▶ _DESCRIPTION OF THE TASK_
Without the pictures, return exactly the lines from the one with "Generate a component" through the one with "0.35, 0.4, 0.45];". Both end lines belong in the copy.

==== DATA FOR THIS TASK ====

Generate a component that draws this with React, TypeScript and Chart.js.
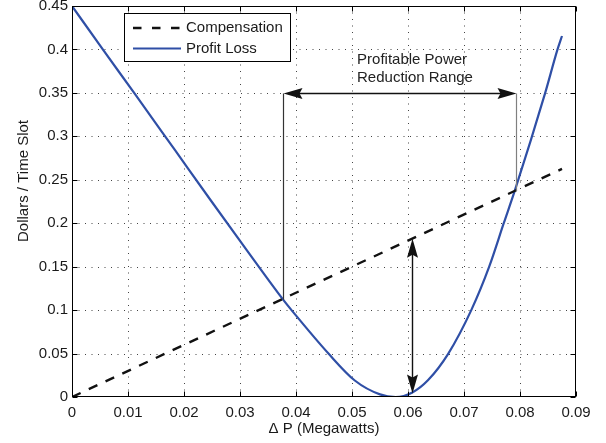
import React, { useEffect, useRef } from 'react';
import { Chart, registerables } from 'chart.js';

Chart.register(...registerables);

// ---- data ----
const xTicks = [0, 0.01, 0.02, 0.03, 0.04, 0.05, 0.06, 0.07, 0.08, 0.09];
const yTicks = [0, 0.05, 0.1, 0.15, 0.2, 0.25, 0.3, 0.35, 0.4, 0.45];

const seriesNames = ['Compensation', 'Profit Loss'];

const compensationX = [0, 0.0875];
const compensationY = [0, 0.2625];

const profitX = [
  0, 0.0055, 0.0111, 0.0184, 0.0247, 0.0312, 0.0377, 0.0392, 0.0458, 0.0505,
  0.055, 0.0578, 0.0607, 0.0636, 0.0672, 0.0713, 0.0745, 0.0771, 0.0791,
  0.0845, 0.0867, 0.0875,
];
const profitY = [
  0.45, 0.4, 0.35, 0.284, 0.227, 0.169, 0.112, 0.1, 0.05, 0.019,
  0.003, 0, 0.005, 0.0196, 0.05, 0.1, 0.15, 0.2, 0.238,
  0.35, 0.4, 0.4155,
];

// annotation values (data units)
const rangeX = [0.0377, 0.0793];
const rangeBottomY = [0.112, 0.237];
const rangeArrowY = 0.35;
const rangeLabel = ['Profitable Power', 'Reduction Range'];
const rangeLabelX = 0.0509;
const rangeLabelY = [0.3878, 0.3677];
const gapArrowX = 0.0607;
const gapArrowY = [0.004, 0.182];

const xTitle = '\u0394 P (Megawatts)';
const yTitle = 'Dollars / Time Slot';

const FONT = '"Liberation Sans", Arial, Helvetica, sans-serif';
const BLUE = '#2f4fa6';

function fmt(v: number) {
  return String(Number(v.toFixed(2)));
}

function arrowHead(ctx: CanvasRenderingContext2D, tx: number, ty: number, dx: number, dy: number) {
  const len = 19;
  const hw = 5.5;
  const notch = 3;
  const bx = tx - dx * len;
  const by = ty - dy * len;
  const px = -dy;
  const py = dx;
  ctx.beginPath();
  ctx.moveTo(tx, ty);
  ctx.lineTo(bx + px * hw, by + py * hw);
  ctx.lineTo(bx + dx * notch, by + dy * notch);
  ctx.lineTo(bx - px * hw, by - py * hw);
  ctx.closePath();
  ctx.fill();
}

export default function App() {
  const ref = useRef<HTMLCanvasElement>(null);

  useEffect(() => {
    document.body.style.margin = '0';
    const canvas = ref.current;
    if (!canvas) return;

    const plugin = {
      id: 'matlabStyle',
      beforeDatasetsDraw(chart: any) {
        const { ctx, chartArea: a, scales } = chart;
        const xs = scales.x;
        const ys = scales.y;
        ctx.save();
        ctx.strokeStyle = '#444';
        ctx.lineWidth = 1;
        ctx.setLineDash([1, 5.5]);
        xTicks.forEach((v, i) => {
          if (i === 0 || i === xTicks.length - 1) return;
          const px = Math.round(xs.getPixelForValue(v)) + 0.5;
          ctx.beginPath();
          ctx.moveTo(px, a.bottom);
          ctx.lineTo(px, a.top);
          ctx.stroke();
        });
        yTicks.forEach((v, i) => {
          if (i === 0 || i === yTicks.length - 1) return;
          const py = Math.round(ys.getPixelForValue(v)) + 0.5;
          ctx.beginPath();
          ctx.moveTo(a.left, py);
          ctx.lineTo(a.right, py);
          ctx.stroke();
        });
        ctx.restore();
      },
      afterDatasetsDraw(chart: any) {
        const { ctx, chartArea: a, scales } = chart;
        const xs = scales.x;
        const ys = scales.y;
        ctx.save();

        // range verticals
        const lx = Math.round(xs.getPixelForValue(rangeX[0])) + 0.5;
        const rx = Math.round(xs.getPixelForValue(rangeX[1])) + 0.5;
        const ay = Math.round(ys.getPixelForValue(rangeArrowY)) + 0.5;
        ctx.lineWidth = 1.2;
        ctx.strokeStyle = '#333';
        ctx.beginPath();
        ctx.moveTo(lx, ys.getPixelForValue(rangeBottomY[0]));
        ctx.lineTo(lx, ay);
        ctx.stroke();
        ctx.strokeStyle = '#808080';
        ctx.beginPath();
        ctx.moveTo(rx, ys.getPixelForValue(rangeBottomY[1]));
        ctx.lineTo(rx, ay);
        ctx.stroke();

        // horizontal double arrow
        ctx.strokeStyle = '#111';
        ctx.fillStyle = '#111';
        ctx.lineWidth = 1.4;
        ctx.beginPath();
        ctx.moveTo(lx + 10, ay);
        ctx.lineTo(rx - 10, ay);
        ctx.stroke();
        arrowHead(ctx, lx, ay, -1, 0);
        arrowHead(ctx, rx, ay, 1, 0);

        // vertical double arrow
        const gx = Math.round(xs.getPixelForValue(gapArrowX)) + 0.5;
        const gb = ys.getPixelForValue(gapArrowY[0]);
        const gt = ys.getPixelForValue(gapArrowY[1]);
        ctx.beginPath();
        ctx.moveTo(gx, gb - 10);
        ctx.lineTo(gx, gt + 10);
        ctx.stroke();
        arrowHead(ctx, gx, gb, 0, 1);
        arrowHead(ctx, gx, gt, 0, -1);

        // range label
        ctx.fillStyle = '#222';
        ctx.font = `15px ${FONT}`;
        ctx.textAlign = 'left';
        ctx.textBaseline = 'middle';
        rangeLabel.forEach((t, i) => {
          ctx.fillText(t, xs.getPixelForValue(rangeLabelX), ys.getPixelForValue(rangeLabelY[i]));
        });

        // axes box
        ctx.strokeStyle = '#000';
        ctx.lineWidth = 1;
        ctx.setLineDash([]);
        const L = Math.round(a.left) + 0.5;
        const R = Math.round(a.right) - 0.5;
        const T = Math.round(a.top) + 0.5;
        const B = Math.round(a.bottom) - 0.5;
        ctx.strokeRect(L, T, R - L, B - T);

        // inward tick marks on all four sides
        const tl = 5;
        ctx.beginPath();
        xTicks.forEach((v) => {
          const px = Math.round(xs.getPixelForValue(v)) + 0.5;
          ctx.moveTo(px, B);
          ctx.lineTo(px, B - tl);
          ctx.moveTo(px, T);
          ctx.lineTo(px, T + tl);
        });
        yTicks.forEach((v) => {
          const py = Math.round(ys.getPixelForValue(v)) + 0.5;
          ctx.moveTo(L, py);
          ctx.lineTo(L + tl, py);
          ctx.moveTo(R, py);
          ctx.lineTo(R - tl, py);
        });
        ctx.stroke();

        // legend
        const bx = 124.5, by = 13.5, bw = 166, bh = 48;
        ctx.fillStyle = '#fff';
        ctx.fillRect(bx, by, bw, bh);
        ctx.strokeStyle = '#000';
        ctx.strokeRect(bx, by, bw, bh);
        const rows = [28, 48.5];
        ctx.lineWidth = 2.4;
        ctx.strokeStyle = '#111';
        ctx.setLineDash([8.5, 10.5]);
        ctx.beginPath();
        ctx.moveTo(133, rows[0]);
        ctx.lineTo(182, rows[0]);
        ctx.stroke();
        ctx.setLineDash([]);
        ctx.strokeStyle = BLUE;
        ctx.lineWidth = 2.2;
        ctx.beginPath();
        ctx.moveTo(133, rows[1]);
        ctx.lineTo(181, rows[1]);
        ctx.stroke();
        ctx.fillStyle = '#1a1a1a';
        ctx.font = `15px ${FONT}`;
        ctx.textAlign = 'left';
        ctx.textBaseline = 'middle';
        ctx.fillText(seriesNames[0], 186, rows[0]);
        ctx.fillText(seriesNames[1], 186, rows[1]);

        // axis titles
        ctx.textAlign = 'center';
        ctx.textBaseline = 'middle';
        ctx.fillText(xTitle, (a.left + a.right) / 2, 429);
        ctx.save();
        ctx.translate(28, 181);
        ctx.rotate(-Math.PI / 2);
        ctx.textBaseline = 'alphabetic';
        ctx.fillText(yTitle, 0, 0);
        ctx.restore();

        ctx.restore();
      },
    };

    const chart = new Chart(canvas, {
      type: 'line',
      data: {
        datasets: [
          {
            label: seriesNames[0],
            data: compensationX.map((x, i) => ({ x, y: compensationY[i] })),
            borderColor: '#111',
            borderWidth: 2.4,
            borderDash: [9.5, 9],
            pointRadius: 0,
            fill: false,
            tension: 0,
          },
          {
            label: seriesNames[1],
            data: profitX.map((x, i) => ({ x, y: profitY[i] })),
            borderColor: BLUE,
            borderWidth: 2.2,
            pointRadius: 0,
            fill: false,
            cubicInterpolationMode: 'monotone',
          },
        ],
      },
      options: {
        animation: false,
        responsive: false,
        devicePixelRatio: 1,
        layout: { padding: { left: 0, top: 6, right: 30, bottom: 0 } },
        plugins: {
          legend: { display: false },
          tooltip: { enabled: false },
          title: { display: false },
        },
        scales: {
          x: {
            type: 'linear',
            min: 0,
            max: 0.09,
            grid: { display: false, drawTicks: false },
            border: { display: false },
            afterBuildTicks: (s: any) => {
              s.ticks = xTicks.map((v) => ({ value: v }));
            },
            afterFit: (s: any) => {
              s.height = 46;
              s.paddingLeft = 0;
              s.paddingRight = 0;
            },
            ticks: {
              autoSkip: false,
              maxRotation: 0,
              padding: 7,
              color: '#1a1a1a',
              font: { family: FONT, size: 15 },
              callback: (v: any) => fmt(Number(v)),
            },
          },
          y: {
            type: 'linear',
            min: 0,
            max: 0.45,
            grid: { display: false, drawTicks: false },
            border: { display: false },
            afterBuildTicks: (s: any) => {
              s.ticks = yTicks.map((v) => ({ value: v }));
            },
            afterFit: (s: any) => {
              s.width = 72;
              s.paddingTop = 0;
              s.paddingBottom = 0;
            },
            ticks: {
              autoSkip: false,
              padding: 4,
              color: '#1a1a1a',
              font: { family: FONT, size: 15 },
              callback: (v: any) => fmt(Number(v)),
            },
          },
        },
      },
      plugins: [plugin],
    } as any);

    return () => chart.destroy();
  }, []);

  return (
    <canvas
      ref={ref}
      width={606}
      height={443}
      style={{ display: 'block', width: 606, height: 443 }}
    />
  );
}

====
==== DATA FOR THIS TASK ====

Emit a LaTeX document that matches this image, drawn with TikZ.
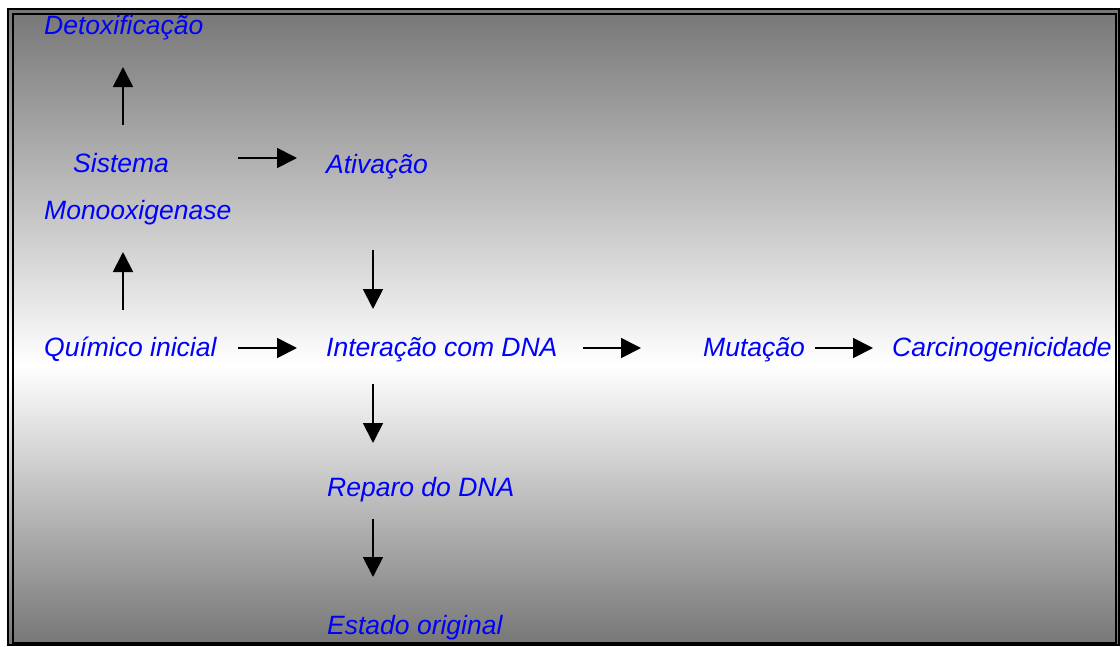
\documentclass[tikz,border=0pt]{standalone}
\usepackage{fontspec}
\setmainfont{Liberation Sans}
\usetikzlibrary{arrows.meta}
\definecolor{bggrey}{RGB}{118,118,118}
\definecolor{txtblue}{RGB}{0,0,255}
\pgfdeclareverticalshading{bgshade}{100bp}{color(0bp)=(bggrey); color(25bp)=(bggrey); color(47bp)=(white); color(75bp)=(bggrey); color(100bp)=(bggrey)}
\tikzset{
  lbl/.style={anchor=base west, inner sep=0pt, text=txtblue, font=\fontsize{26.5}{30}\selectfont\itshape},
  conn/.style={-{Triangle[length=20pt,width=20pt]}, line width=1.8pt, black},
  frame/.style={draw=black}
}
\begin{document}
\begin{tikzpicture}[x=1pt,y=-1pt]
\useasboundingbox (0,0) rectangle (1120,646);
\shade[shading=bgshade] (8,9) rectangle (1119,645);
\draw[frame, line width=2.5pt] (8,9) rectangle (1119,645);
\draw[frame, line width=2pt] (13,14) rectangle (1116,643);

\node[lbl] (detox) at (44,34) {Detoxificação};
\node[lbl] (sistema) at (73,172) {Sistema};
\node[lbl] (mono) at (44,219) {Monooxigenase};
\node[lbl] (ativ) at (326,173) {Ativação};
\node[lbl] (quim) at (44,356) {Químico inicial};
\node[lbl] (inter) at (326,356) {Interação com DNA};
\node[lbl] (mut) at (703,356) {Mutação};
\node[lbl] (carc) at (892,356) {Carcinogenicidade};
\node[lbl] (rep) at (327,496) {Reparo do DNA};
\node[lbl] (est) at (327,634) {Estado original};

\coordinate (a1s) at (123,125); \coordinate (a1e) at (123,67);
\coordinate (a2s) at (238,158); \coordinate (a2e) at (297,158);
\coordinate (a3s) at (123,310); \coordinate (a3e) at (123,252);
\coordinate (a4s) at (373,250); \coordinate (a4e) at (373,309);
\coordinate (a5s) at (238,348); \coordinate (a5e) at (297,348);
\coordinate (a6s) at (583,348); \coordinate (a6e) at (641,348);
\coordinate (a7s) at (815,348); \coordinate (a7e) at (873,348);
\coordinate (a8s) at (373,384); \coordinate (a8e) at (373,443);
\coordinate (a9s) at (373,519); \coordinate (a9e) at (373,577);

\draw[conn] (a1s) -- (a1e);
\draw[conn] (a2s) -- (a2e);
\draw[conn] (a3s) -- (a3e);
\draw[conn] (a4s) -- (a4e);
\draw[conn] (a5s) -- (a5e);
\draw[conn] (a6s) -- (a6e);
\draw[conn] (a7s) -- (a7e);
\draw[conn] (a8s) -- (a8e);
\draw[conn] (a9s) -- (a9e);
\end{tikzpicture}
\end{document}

====

▶ _FINAL RESULT_
Generate a component that draws this with React, TypeScript and Chart.js.
import React, { useEffect, useRef } from 'react';
import { Chart, registerables } from 'chart.js';

Chart.register(...registerables);

// ---- data ----
const xTicks = [0, 0.01, 0.02, 0.03, 0.04, 0.05, 0.06, 0.07, 0.08, 0.09];
const yTicks = [0, 0.05, 0.1, 0.15, 0.2, 0.25, 0.3, 0.35, 0.4, 0.45];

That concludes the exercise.